The world’s emergence from the pandemic offers an opportunity for the investment industry to embark on transformational, rather than just incremental, change. In an impassioned call for a different type of investment, Carol Geremia, president, MFS Investment Management, urged FIS Maastricht delegates to help create a new investment model.
Today’s post pandemic world is a good junction for the investment industry to self-reflect. Investors are now taking five times more risk to get the same return as they were thirty years ago. It’s one of the reasons why the industry is now so vast – that increase in risk requires additional oversight and care allocating capital and ensuring diversification, she said. “No wonder money management has grown so much.”
The explosion in the number of asset allocators over the last 25 years creates an opportunity for asset managers to use their influence positively to create a new model. “The only way to generate returns going forward is to create a system that works,” said Geremia who joined MFS in 1984, where she has spent her entire career to date.
Just moving capital around
Now is the time to examine the structural issues that come with taking risk; explore the limitations of passive capital and argue the case of ESG to be embedded in the investment process. “Do we just move capital around, or do we invest it,” she asked delegates.
The world has moved from shareholder primacy to stakeholder capitalism which requires a different way of operating. “We want companies to focus on stakeholder capital, but they won’t do that unless we operate differently. We are now able to ensure the companies we own take stakeholder capital seriously.” She urged investors to align their operations with purpose, embrace three dimensional investment that integrates risk, return and impact and allocate capital responsibly. “Trust matters; it’s what we sell,” she said.
Extended time horizon
A crucial component in building a better system involves extending investment time horizons. Many organizations have embedded short-term incentives within their organizations: although they espouse long-term horizons, in reality an overwhelming focus on three year performance records means they typically hold a single stock on average for just a few years. This means capital is not being committed for long enough to have any impact on the transition. “The only way to manage risk is to extend time horizons,” she said.
Investors need to re-think how they measure performance. If investors are going to engage with companies and try and influence the transition, it requires committing capital for longer, rethinking the ideal time to hold equity. If companies don’t change, active investors can withdraw capital. In this way, companies will have to compete for finance based on their sustainability credentials.
Extending investment time horizons requires difficult conversations and inclusive leadership. Leaders need to challenge incentives, get out of their comfort zones and build alliances with new stakeholders.

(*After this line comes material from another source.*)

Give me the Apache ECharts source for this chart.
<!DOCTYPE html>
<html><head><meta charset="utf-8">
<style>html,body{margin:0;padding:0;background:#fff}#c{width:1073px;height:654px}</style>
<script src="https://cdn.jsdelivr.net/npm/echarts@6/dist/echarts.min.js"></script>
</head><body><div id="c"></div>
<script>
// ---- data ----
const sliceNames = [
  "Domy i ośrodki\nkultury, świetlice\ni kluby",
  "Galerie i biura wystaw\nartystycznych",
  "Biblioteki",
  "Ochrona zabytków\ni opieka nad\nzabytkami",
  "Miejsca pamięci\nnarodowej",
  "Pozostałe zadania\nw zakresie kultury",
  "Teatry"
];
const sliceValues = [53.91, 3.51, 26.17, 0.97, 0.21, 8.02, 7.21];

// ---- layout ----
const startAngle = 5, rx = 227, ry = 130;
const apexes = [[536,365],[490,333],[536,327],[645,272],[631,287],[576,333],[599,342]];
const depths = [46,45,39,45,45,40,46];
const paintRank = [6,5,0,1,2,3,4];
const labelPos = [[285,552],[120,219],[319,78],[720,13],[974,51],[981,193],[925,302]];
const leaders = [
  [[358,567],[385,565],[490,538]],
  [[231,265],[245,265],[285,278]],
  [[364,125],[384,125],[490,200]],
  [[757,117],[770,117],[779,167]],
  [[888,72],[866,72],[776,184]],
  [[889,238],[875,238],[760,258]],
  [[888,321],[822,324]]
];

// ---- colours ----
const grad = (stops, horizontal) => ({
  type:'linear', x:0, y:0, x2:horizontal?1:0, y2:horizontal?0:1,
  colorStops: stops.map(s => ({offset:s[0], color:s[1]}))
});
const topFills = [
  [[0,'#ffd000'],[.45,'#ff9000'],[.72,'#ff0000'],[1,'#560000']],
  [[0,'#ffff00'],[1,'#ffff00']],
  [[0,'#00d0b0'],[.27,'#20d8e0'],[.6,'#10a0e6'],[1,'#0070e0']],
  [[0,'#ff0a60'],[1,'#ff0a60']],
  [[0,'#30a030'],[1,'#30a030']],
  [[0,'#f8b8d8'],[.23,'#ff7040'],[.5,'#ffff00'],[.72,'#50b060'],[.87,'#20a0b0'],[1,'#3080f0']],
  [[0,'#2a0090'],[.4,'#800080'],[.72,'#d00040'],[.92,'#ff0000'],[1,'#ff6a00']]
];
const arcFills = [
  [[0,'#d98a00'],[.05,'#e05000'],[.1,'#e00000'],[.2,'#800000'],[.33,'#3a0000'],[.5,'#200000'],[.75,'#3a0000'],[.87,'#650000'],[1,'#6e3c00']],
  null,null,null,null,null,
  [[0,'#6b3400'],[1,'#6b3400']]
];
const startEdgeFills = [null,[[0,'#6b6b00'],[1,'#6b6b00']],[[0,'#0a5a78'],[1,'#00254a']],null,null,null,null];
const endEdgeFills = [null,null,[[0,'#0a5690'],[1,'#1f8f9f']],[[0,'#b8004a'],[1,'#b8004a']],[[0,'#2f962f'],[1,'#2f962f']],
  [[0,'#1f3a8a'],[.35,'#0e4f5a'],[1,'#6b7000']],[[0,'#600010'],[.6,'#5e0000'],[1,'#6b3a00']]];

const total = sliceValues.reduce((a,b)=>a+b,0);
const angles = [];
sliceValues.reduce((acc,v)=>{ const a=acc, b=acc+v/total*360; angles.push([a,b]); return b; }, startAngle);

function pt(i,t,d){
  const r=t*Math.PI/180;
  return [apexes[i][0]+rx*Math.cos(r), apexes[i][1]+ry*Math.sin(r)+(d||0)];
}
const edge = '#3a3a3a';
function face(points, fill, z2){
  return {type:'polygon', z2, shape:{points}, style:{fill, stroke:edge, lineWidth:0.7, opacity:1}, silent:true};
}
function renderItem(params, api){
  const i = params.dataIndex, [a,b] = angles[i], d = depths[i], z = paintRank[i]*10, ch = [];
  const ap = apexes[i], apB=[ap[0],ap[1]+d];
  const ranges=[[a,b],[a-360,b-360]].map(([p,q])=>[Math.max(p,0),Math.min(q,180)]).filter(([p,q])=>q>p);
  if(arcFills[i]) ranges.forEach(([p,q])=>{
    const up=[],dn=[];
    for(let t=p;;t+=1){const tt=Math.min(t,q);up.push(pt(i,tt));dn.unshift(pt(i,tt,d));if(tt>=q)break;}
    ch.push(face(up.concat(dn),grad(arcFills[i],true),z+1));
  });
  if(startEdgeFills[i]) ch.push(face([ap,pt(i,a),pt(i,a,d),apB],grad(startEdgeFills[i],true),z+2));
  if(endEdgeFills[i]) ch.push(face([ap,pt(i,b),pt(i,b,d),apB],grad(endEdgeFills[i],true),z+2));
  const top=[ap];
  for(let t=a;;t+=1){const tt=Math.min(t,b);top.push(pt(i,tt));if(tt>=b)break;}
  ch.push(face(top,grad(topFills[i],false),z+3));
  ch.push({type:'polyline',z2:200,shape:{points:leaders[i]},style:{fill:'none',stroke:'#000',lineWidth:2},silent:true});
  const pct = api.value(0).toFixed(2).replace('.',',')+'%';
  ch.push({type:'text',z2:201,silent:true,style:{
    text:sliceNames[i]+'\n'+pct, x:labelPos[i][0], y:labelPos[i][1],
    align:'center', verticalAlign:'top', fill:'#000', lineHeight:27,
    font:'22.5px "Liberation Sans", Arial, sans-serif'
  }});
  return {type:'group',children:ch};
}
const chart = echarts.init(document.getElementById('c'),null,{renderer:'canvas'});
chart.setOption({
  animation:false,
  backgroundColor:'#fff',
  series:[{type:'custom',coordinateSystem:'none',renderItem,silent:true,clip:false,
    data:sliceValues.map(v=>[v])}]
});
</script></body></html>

This includes building new relationships with regulators. “I have never spoken to regulators as much as I do today,” she said.
Rather than argue hard with regulators to protect their own business, she urged delegates to explain to regulators how they planned to change their behaviour to better serve the people they represent. Regulators don’t want to hear that it is hard for investors; they want to hear new ideas and how to change the model, she said. She urged investors to stop “whining” about regulation but welcome it. “The cost of inaction is catastrophic and a challenge to our survival.”

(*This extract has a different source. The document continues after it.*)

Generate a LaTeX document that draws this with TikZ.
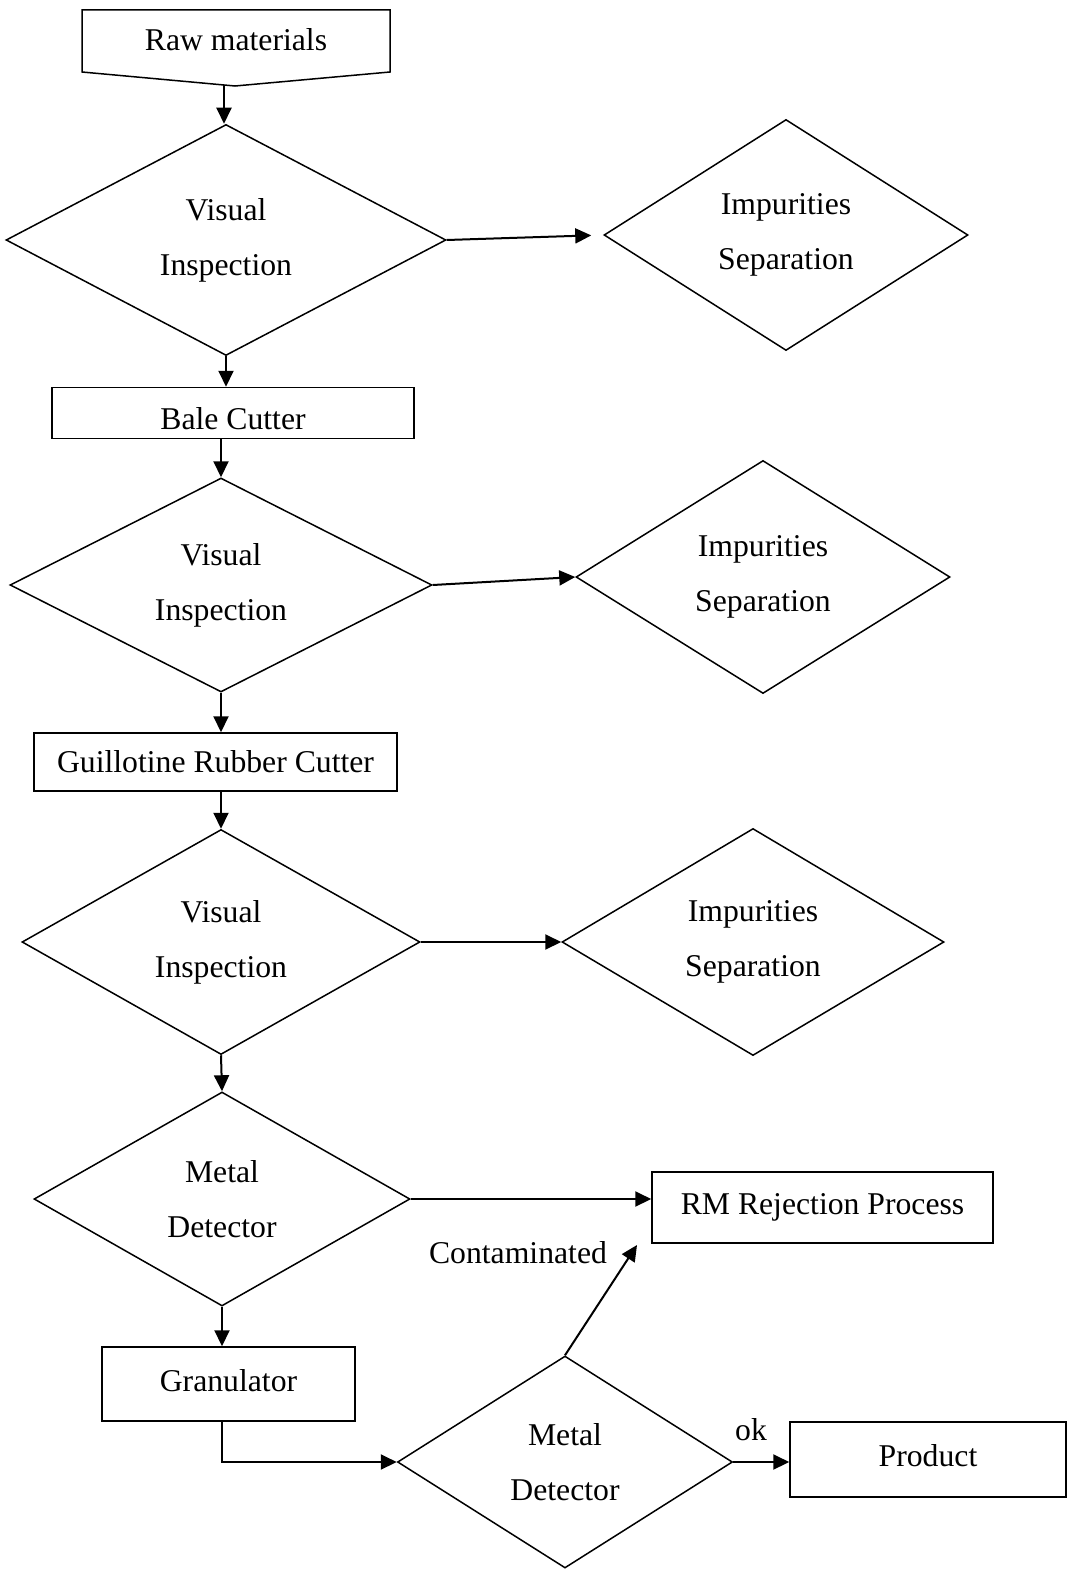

Limitations to passive capital
Geremia also noted the increasing limitation of passive capital to influence net zero targets and push sustainability. Increasingly, investors will need to know what they own and who they are lending to. “Bad” companies or companies that are not on a sustainable trajectory, should struggle to access capital. “Sustainability applies to every company in the world. Should all companies get money all the time? I’d say ‘no’.”
Geremia concluded that this approach isn’t about putting companies out of business. However, investors should talk to companies about where, and how, they are making money and insist they are not short term when it comes to measuring results. Investors should demand honest conversations and data drawn from a full market cycle, she concluded.